Found Polaroids
“There was no other image in the world that was more quickly in hand, on the table, in the album than a Polaroid… [e]very Polaroid was instantly available – as an original, a memory made manifest, a past made present.” (Heine 2004:9)
Found Polaroids is project that was started in 2011 and has grown to a personal archival collection of over 6000 Polaroid images. The concept behind the project is to breathe new life into these long-forgotten images by asking creative minds to write stories about them. The project simply asks for 250-350 word flash-fiction submissions; not of who these people are but who they could have been. The project has since become a hub of collaboration with photographers, writers and academics that advocate for the cultural importance of material photography and found photography. Much of this exchange and collaboration has come about through digital pathways and is part of the material turn facilitated by online exchanges.
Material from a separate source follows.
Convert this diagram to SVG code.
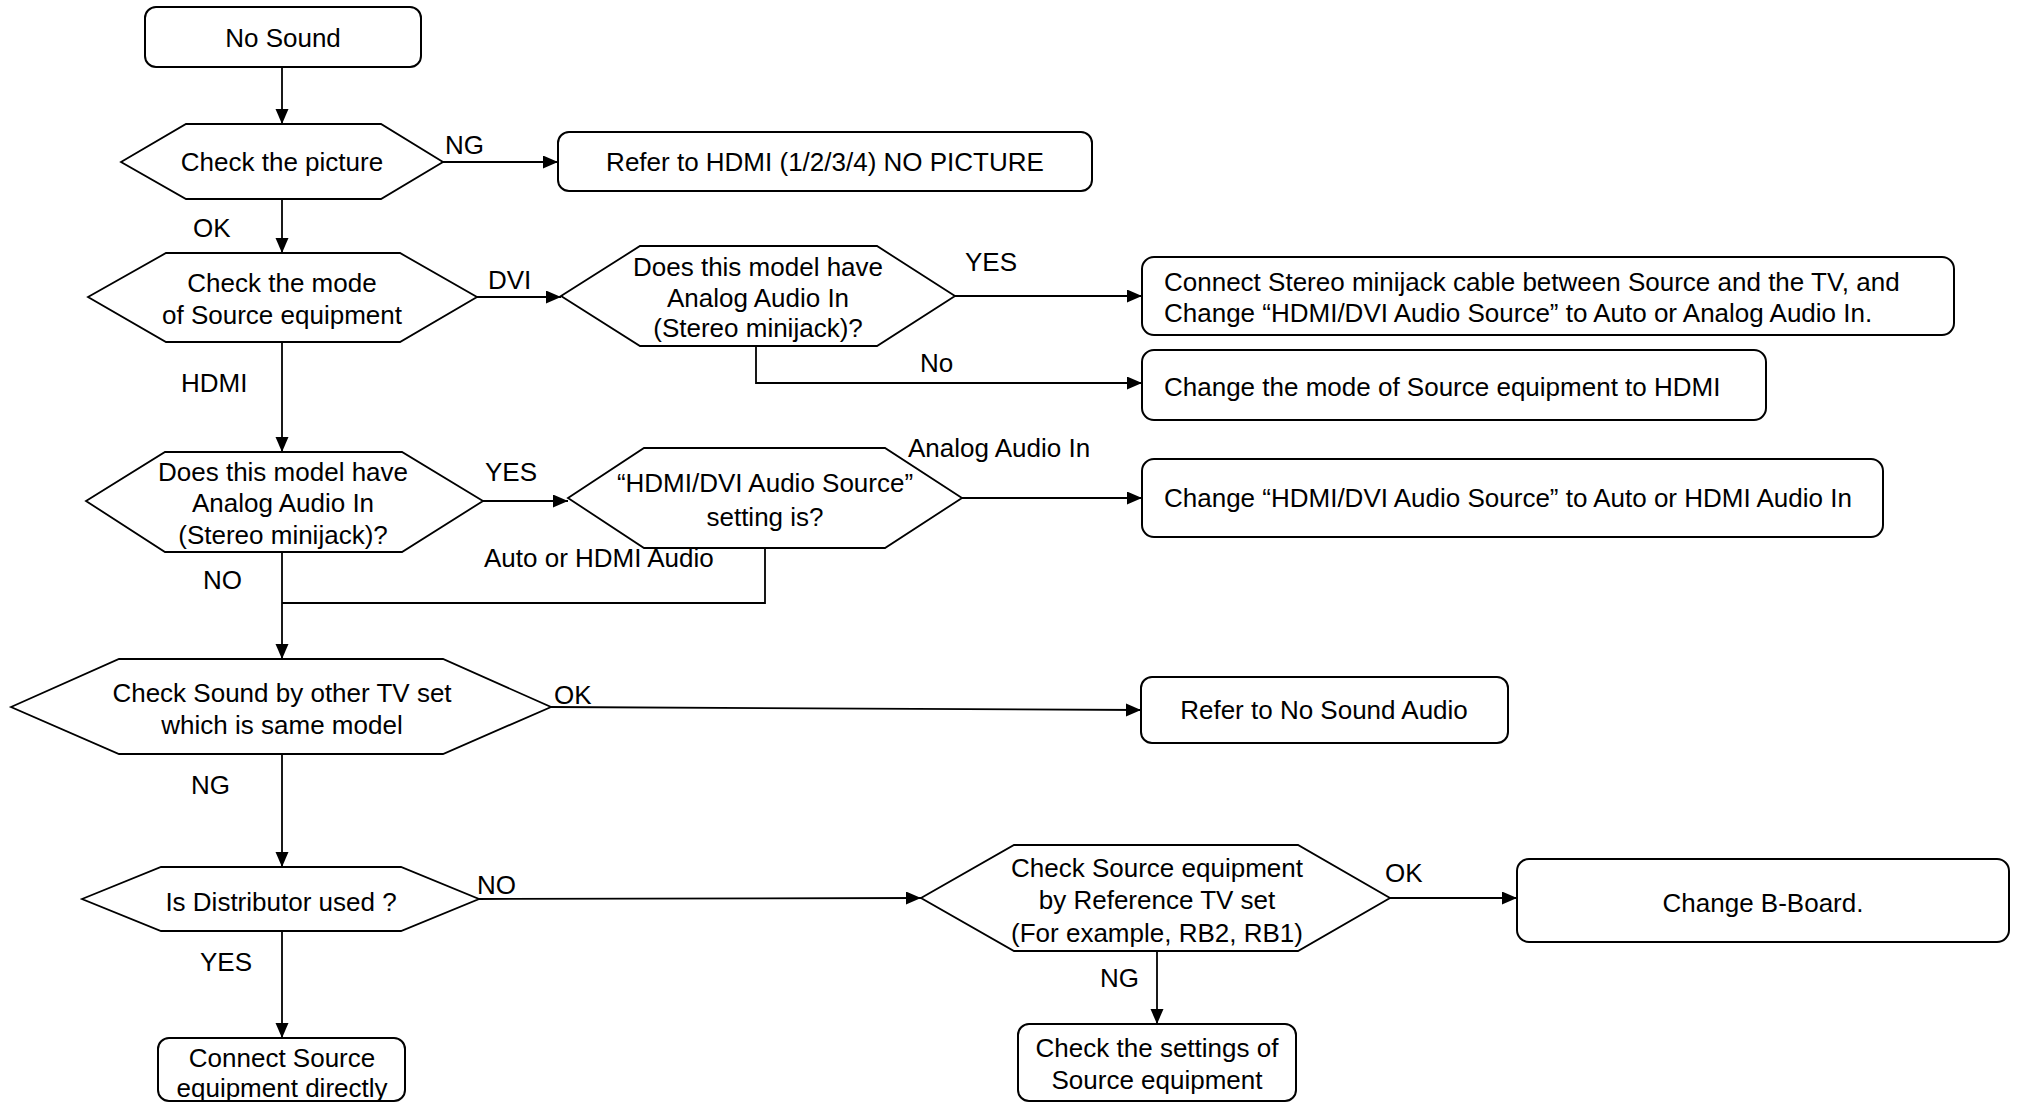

What makes this collection so unique is that most are entirely candid and were captured by someone who had a personal relationship with the subjects of the picture. In that sense, each comes coupled with a story that can really only be told by those in front of or behind the camera – but these stories have been lost. Initially, we were fixated on knowing the true stories, and then slowly it dawned on us that the importance of stories is not always in their actual truth, but rather in the truth that is reflected in our own lives within these stories. A really great story is simply one that holds a mirror up to our own reality.